Thursday, 23 May 2013

Why aren't homes being built? Because we can't afford them

Well, isn’t it extraordinary. The IMF just went ahead with their advice to the UK government without even reading my blog about house prices. Can you believe it?

There they were advising George Osborne to kickstart the economy (I might have told him that), with an early start to infrastructure projects, schools building and similar.

But then they fell into the usual mistake about house prices. Barriers to construction must be removed or the Help to Buy scheme will simply boost prices. As I explained earlier, it isn’t barriers to construction that are boosting house prices – or even the housing shortage (though it doesn’t help) – it is too much money in property.

As much as 70 per cent of UK bank lending goes on property projects, and every pound stokes up the next bubble and unbalances the economy even more disastrously.

The real reason why there are 400,000 outstanding planning permissions for housing units is not because there are barriers to planning or to building homes – it is that people can’t afford them.

And here is the problem. When speculation and bonuses push up the price of homes beyond the ordinary middle classes, then prices will rise, but homes will remain unbuilt outside London and the south east.

If society becomes so unequal that the majority can’t take part in normal life, even normal middle class life (as I said in my new book Broke) then the economy begins to seize up.
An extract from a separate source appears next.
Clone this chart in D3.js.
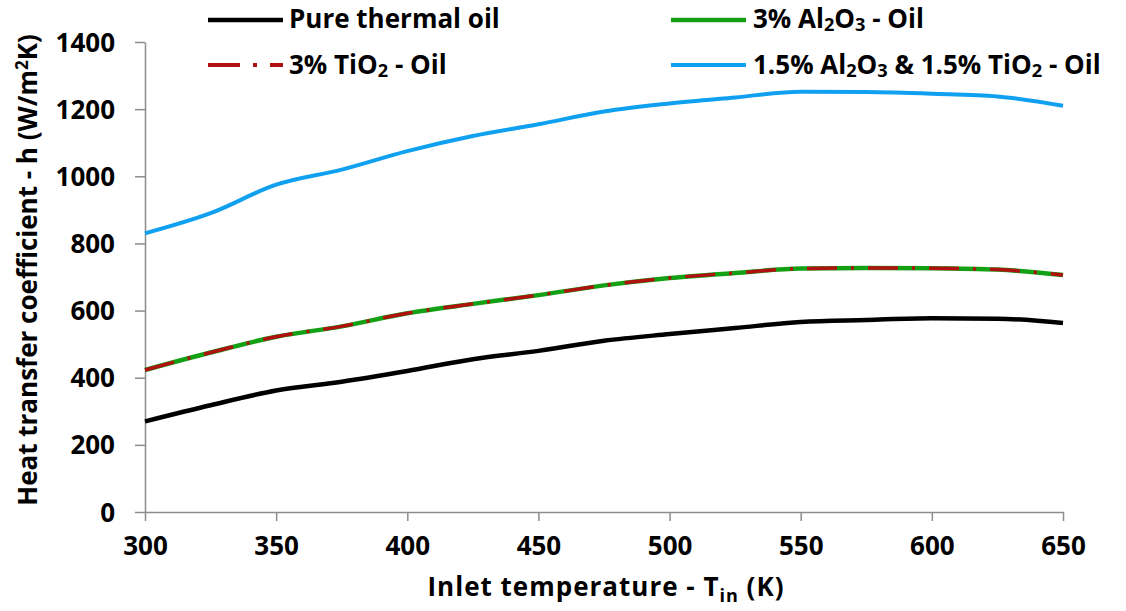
<!DOCTYPE html>
<html>
<head>
<meta charset="utf-8">
<script src="https://cdn.jsdelivr.net/npm/d3@7"></script>
<style>
  html, body { margin: 0; padding: 0; background: #fff; }
  svg { display: block; font-family: "Open Sans", "Liberation Sans", sans-serif; font-weight: bold; }
</style>
</head>
<body>
<svg id="chart" width="1126" height="611"></svg>
<script>
// Inlet temperature (K)
const temperatures = [300, 325, 350, 375, 400, 425, 450, 475, 500, 525, 550, 575, 600, 625, 650];
// Heat transfer coefficient h (W/m²K) for each fluid
const pureOil   = [270, 318, 362, 388, 420, 455, 480, 510, 530, 548, 566, 572, 577, 576, 563];
const al2o3Oil  = [423, 475, 522, 553, 592, 620, 646, 675, 697, 712, 725, 727, 726, 722, 706];
const tio2Oil   = [423, 475, 522, 553, 592, 620, 646, 675, 697, 712, 725, 727, 726, 722, 706];
const hybridOil = [830, 890, 975, 1020, 1075, 1120, 1155, 1193, 1217, 1235, 1252, 1251, 1246, 1238, 1210];

const xTicks = [300, 350, 400, 450, 500, 550, 600, 650];
const yTicks = [0, 200, 400, 600, 800, 1000, 1200, 1400];

const svg = d3.select("#chart");
const x = d3.scaleLinear().domain([300, 650]).range([145, 1063]);
const y = d3.scaleLinear().domain([0, 1400]).range([512, 42]);

const axisColor = "#8c8c8c";

// Y axis: ticks pointing outward to the left
const yAxis = svg.append("g")
  .attr("transform", `translate(${x(300)},0)`)
  .call(d3.axisLeft(y).tickValues(yTicks).tickFormat(d3.format("d"))
    .tickSize(10).tickSizeOuter(0).tickPadding(20));
yAxis.select(".domain").attr("stroke", axisColor).attr("stroke-width", 1.5);
yAxis.selectAll(".tick line").attr("stroke", axisColor).attr("stroke-width", 1.5);
yAxis.selectAll(".tick text")
  .attr("fill", "#000").attr("font-size", 26).attr("font-weight", "bold")
  .attr("font-family", "'Open Sans', sans-serif").attr("dy", "0.35em");

// X axis: ticks pointing down
const xAxis = svg.append("g")
  .attr("transform", `translate(0,${y(0)})`)
  .call(d3.axisBottom(x).tickValues(xTicks).tickFormat(d3.format("d"))
    .tickSize(9).tickSizeOuter(0).tickPadding(16));
xAxis.select(".domain").attr("stroke", axisColor).attr("stroke-width", 1.5);
xAxis.selectAll(".tick line").attr("stroke", axisColor).attr("stroke-width", 1.5);
xAxis.selectAll(".tick text")
  .attr("fill", "#000").attr("font-size", 26).attr("font-weight", "bold")
  .attr("font-family", "'Open Sans', sans-serif");

// Series
const series = [
  { name: "pure",   values: pureOil,   color: "#000000", width: 4.5, dash: null },
  { name: "al2o3",  values: al2o3Oil,  color: "#14a014", width: 4.5, dash: null },
  { name: "tio2",   values: tio2Oil,   color: "#b01010", width: 3.5, dash: "30 14 3 14" },
  { name: "hybrid", values: hybridOil, color: "#10a0f0", width: 4,   dash: null }
];

const line = d3.line()
  .x((d, i) => x(temperatures[i]))
  .y(d => y(d))
  .curve(d3.curveMonotoneX);

svg.append("g").selectAll("path")
  .data(series)
  .join("path")
  .attr("fill", "none")
  .attr("stroke", d => d.color)
  .attr("stroke-width", d => d.width)
  .attr("stroke-dasharray", d => d.dash)
  .attr("stroke-linejoin", "round")
  .attr("d", d => line(d.values));

// Legend
const legend = svg.append("g");
function legendLine(x0, x1, yy, s) {
  legend.append("line")
    .attr("x1", x0).attr("x2", x1).attr("y1", yy).attr("y2", yy)
    .attr("stroke", s.color).attr("stroke-width", s.width)
    .attr("stroke-dasharray", s.dash);
}
// Text with chemical subscripts; baseline given directly
function richText(x0, baseline, parts, size) {
  const t = legend.append("text")
    .attr("x", x0).attr("y", baseline)
    .attr("font-size", size).attr("fill", "#000");
  let lowered = false;
  parts.forEach(p => {
    if (typeof p === "string") {
      t.append("tspan").attr("dy", lowered ? -3 : 0).text(p);
      lowered = false;
    } else {
      t.append("tspan").attr("font-size", size * 0.7).attr("dy", lowered ? 0 : 3).text(p.sub);
      lowered = true;
    }
  });
  return t;
}

legendLine(208, 283, 20, series[0]);
richText(289, 28, ["Pure thermal oil"], 26);

legendLine(208, 283, 65, { color: "#b01010", width: 4, dash: "32 13 4 13" });
richText(289, 74, ["3% TiO", { sub: "2" }, " - Oil"], 26);

legendLine(671, 746, 20, series[1]);
richText(753, 28, ["3% Al", { sub: "2" }, "O", { sub: "3" }, " - Oil"], 26);

legendLine(671, 746, 65, series[3]);
richText(753, 74, ["1.5% Al", { sub: "2" }, "O", { sub: "3" }, " & 1.5% TiO", { sub: "2" }, " - Oil"], 26);

// Axis titles
const xt = svg.append("text")
  .attr("x", 606).attr("y", 596).attr("text-anchor", "middle")
  .attr("font-size", 26).attr("letter-spacing", 1).attr("fill", "#000");
xt.append("tspan").text("Inlet temperature - T");
xt.append("tspan").attr("font-size", 18).attr("dy", 6).text("in");
xt.append("tspan").attr("dy", -6).text(" (K)");

const yt = svg.append("text")
  .attr("transform", "translate(37,270) rotate(-90)")
  .attr("text-anchor", "middle")
  .attr("font-size", 26).attr("fill", "#000");
yt.append("tspan").text("Heat transfer coefficient - h (W/m");
yt.append("tspan").attr("font-size", 17).attr("dy", -9).text("2");
yt.append("tspan").attr("dy", 9).text("K)");
</script>
</body>
</html>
What happens is that the economy adapts, and this is the scary part.  It changes so that the opportunities only require rich people to take them up.  It isn't just the socially excluded who get excluded them, it is the previously affluent middle classes too.

As yourself why so many of the great British brands are luxury brands which most people can't afford - from Aga and Aston Martin to Burbery, Barbour and Bentley (why are they just As and Bs too?).  Because the UK economy isn't for the likes of us any more.  It's for the mega-rich.  We exist on the crumbs that fall from their table.